**Aim**
Only the lines from the start of the data through the line with "(0,0) rectangle (1362,529);" belong in the copy. Restate them word for word, minus the pictures.

**Data lines**
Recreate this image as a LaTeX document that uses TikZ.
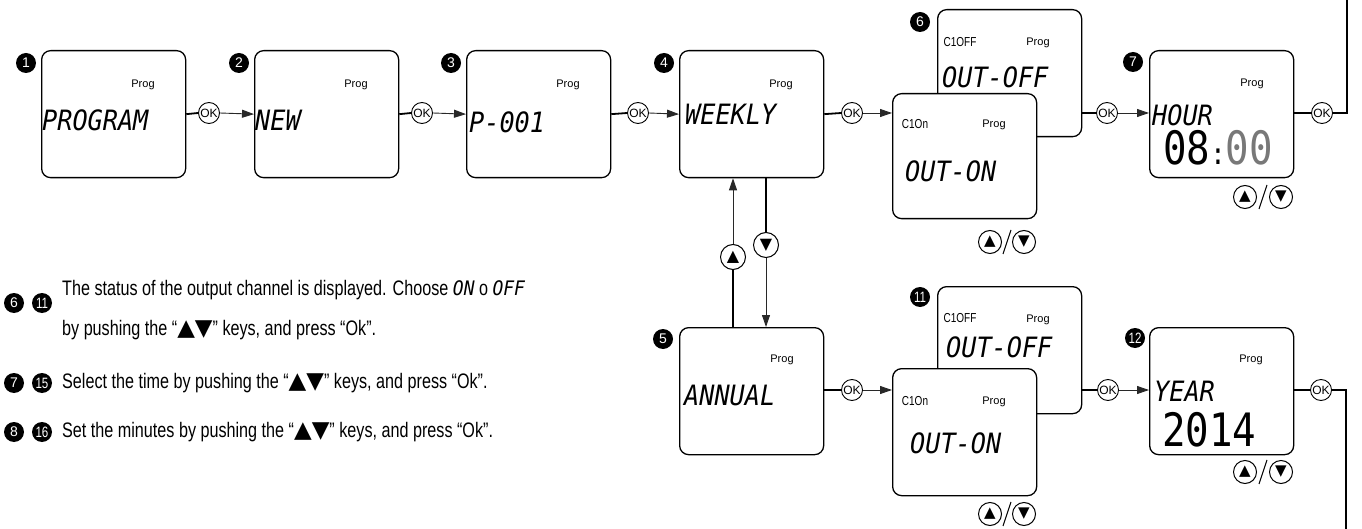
\documentclass[tikz,border=0pt]{standalone}
\usepackage{fontspec}
\setmainfont{Liberation Sans}
\newfontfamily\cond[FakeStretch=0.77]{Liberation Sans}
\newfontfamily\lcdf[FakeStretch=0.9]{DejaVu Sans Mono}
\newfontfamily\bigf[FakeStretch=0.85]{DejaVu Sans Mono}
\newfontfamily\symf{DejaVu Sans}
\usetikzlibrary{arrows.meta,calc}
\definecolor{lcdgray}{RGB}{120,120,120}
\definecolor{arrgray}{RGB}{40,40,40}
\tikzset{
  lcdbox/.style={draw, line width=1.3pt, rounded corners=9pt, fill=white, minimum width=144pt, minimum height=127pt, anchor=north west, inner sep=0pt},
  badge/.style={circle, fill=black, text=white, inner sep=0pt, minimum size=20pt, font=\fontsize{14}{14}\selectfont},
  badgetwo/.style={badge, font=\cond\fontsize{15}{15}\selectfont},
  okc/.style={circle, draw, line width=0.9pt, fill=white, inner sep=0pt, minimum size=21pt, font=\fontsize{12}{12}\selectfont},
  udc/.style={circle, draw, line width=1pt, fill=white, inner sep=0pt, minimum size=23pt, font=\symf\fontsize{15}{15}\selectfont},
  bigc/.style={circle, draw, line width=1pt, fill=white, inner sep=0pt, minimum size=25pt, font=\symf\fontsize{16}{16}\selectfont},
  thk/.style={line width=1.8pt},
  arr/.style={line width=0.9pt, draw=arrgray, -{Triangle[length=12pt,width=8pt]}},
  prog/.style={font=\fontsize{11}{11}\selectfont, inner sep=0pt},
  chan/.style={font=\cond\fontsize{13}{13}\selectfont, inner sep=0pt},
  lcd/.style={font=\lcdf\itshape\fontsize{28}{28}\selectfont, inner sep=0pt, anchor=west},
  big/.style={font=\bigf\fontsize{46}{46}\selectfont, inner sep=0pt, anchor=west},
  txt/.style={font=\cond\fontsize{21}{21}\selectfont, inner sep=0pt, anchor=west},
  slash/.style={line width=1pt}
}
\newcommand{\tri}[1]{{\symf\fontsize{23}{23}\selectfont #1}}
\newcommand{\lcdw}[1]{{\lcdf\itshape\fontsize{20}{20}\selectfont #1}}
\newcommand{\slashbetween}[2]{\draw[slash] ([xshift=-4pt,yshift=-12pt]$(#1)!0.5!(#2)$) -- ([xshift=4pt,yshift=12pt]$(#1)!0.5!(#2)$);}
\begin{document}
\begin{tikzpicture}[x=1pt,y=-1pt]
\useasboundingbox (0,0) rectangle (1362,529);

% ---------- row 1 boxes ----------
\node[lcdbox] (b1) at (41,50) {};
\node[lcdbox] (b2) at (254,50) {};
\node[lcdbox] (b3) at (466,50) {};
\node[lcdbox] (b4) at (679,50) {};
\node[lcdbox] (b6off) at (937,9) {};
\node[lcdbox, minimum height=125pt] (b6on) at (892,93) {};
\node[lcdbox] (b7) at (1149,50) {};
% ---------- row 2 boxes ----------
\node[lcdbox] (b5) at (679,327) {};
\node[lcdbox] (b11off) at (937,286) {};
\node[lcdbox] (b11on) at (892,368) {};
\node[lcdbox] (b12) at (1149,327) {};

% badges
\node[badge] (n1) at (26,63) {1};
\node[badge] (n2) at (239,63) {2};
\node[badge] (n3) at (451,63) {3};
\node[badge] (n4) at (664,63) {4};
\node[badge] (n6) at (920,22) {6};
\node[badge] (n7) at (1133,62) {7};
\node[badge] (n5) at (663,339) {5};
\node[badgetwo] (n11) at (920,297) {11};
\node[badgetwo] (n12) at (1135,338) {12};

% Prog labels
\node[prog] (p1) at (143,85) {Prog};
\node[prog] (p2) at (356,85) {Prog};
\node[prog] (p3) at (568,85) {Prog};
\node[prog] (p4) at (781,85) {Prog};
\node[prog] (p6off) at (1038,43) {Prog};
\node[prog] (p6on) at (994,125) {Prog};
\node[prog] (p7) at (1252,84) {Prog};
\node[prog] (p5) at (782,360) {Prog};
\node[prog] (p11off) at (1038,320) {Prog};
\node[prog] (p11on) at (994,402) {Prog};
\node[prog] (p12) at (1251,360) {Prog};

% channel labels
\node[chan] (c6off) at (960,42) {C1OFF};
\node[chan] (c6on) at (915,124) {C1On};
\node[chan] (c11off) at (960,318) {C1OFF};
\node[chan] (c11on) at (915,401) {C1On};

% LCD texts
\node[lcd] (t1) at (42,120) {PROGRAM};
\node[lcd] (t2) at (255,120) {NEW};
\node[lcd] (t3) at (469,122) {P-001};
\node[lcd] (t4) at (685,114) {WEEKLY};
\node[lcd] (t6off) at (942,77) {OUT-OFF};
\node[lcd] (t6on) at (905,171) {OUT-ON};
\node[lcd] (t7) at (1152,115) {HOUR};
\node[big] (d7) at (1163,148) {08{\fontsize{30}{30}\selectfont:}\textcolor{lcdgray}{00}};
\node[lcd] (t5) at (684,395) {ANNUAL};
\node[lcd] (t11off) at (946,347) {OUT-OFF};
\node[lcd] (t11on) at (910,443) {OUT-ON};
\node[lcd] (t12) at (1154,391) {YEAR};
\node[big] (d12) at (1162,430) {2014};

% OK buttons row 1
\node[okc] (ok1) at (209,113) {OK};
\node[okc] (ok2) at (422,113) {OK};
\node[okc] (ok3) at (638,113) {OK};
\node[okc] (ok4) at (852,113) {OK};
\node[okc] (ok6) at (1107,113) {OK};
\node[okc] (ok7) at (1322,113) {OK};
% OK buttons row 2
\node[okc] (ok5) at (852,390) {OK};
\node[okc] (ok11) at (1108,390) {OK};
\node[okc] (ok12) at (1321,390) {OK};

% connectors row 1
\draw[thk] (b1.east) -- (ok1.west);
\draw[arr] (ok1.east) -- (b2.west);
\draw[thk] (b2.east) -- (ok2.west);
\draw[arr] (ok2.east) -- (b3.west);
\draw[thk] (b3.east) -- (ok3.west);
\draw[arr] (ok3.east) -- (b4.west);
\draw[thk] (b4.east) -- (ok4.west);
\draw[arr] (ok4.east) -- (ok4 -| b6on.west);
\draw[thk] (ok6 -| b6off.east) -- (ok6.west);
\draw[arr] (ok6.east) -- (ok6 -| b7.west);
\draw[thk] (b7.east |- ok7) -- (ok7.west);
\coordinate (r1) at (1347,113);
\coordinate (r1top) at (1347,0);
\draw[thk] (ok7.east) -- (r1) -- (r1top);
% connectors row 2
\draw[thk] (b5.east |- ok5) -- (ok5.west);
\draw[arr] (ok5.east) -- (ok5 -| b11on.west);
\draw[thk] (ok11 -| b11off.east) -- (ok11.west);
\draw[arr] (ok11.east) -- (ok11 -| b12.west);
\draw[thk] (b12.east |- ok12) -- (ok12.west);
\coordinate (r2) at (1346,390);
\coordinate (r2bot) at (1346,529);
\draw[thk] (ok12.east) -- (r2) -- (r2bot);

% vertical up/down between 4 and 5
\node[bigc] (up45) at (733,257) {▲};
\node[bigc] (dn45) at (766,245) {▼};
\draw[thk] (b5.north -| up45) -- (up45.south);
\draw[arr] (up45.north) -- (b4.south -| up45);
\draw[thk] (b4.south -| dn45) -- (dn45.north);
\draw[arr] (dn45.south) -- (b5.north -| dn45);

% up/down pairs
\node[udc] (u6) at (990,242) {▲};
\node[udc] (v6) at (1024,242) {▼};
\slashbetween{u6}{v6}
\node[udc] (u7) at (1245,197) {▲};
\node[udc] (v7) at (1281,197) {▼};
\slashbetween{u7}{v7}
\node[udc] (u11) at (990,514) {▲};
\node[udc] (v11) at (1024,514) {▼};
\slashbetween{u11}{v11}
\node[udc] (u12) at (1245,472) {▲};
\node[udc] (v12) at (1281,472) {▼};
\slashbetween{u12}{v12}

% legend
\node[badge] (l6) at (14,303) {6};
\node[badgetwo] (l11) at (42,303) {11};
\node[txt] (x1) at (62,290) {The status of the output channel is displayed. Choose \lcdw{ON} o \lcdw{OFF}};
\node[txt] (x2) at (62,330) {by pushing the “\tri{▲▼}” keys, and press “Ok”.};
\node[badge] (l7) at (14,383) {7};
\node[badgetwo] (l15) at (42,383) {15};
\node[txt] (x3) at (62,383) {Select the time by pushing the “\tri{▲▼}” keys, and press “Ok”.};
\node[badge] (l8) at (14,432) {8};
\node[badgetwo] (l16) at (42,432) {16};
\node[txt] (x4) at (62,432) {Set the minutes by pushing the “\tri{▲▼}” keys, and press “Ok”.};
\end{tikzpicture}
\end{document}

**Response to the task**
Recreate this image as a LaTeX document that uses TikZ.
\documentclass[tikz,border=0pt]{standalone}
\usepackage{fontspec}
\setmainfont{Liberation Sans}
\newfontfamily\cond[FakeStretch=0.77]{Liberation Sans}
\newfontfamily\lcdf[FakeStretch=0.9]{DejaVu Sans Mono}
\newfontfamily\bigf[FakeStretch=0.85]{DejaVu Sans Mono}
\newfontfamily\symf{DejaVu Sans}
\usetikzlibrary{arrows.meta,calc}
\definecolor{lcdgray}{RGB}{120,120,120}
\definecolor{arrgray}{RGB}{40,40,40}
\tikzset{
  lcdbox/.style={draw, line width=1.3pt, rounded corners=9pt, fill=white, minimum width=144pt, minimum height=127pt, anchor=north west, inner sep=0pt},
  badge/.style={circle, fill=black, text=white, inner sep=0pt, minimum size=20pt, font=\fontsize{14}{14}\selectfont},
  badgetwo/.style={badge, font=\cond\fontsize{15}{15}\selectfont},
  okc/.style={circle, draw, line width=0.9pt, fill=white, inner sep=0pt, minimum size=21pt, font=\fontsize{12}{12}\selectfont},
  udc/.style={circle, draw, line width=1pt, fill=white, inner sep=0pt, minimum size=23pt, font=\symf\fontsize{15}{15}\selectfont},
  bigc/.style={circle, draw, line width=1pt, fill=white, inner sep=0pt, minimum size=25pt, font=\symf\fontsize{16}{16}\selectfont},
  thk/.style={line width=1.8pt},
  arr/.style={line width=0.9pt, draw=arrgray, -{Triangle[length=12pt,width=8pt]}},
  prog/.style={font=\fontsize{11}{11}\selectfont, inner sep=0pt},
  chan/.style={font=\cond\fontsize{13}{13}\selectfont, inner sep=0pt},
  lcd/.style={font=\lcdf\itshape\fontsize{28}{28}\selectfont, inner sep=0pt, anchor=west},
  big/.style={font=\bigf\fontsize{46}{46}\selectfont, inner sep=0pt, anchor=west},
  txt/.style={font=\cond\fontsize{21}{21}\selectfont, inner sep=0pt, anchor=west},
  slash/.style={line width=1pt}
}
\newcommand{\tri}[1]{{\symf\fontsize{23}{23}\selectfont #1}}
\newcommand{\lcdw}[1]{{\lcdf\itshape\fontsize{20}{20}\selectfont #1}}
\newcommand{\slashbetween}[2]{\draw[slash] ([xshift=-4pt,yshift=-12pt]$(#1)!0.5!(#2)$) -- ([xshift=4pt,yshift=12pt]$(#1)!0.5!(#2)$);}
\begin{document}
\begin{tikzpicture}[x=1pt,y=-1pt]
\useasboundingbox (0,0) rectangle (1362,529);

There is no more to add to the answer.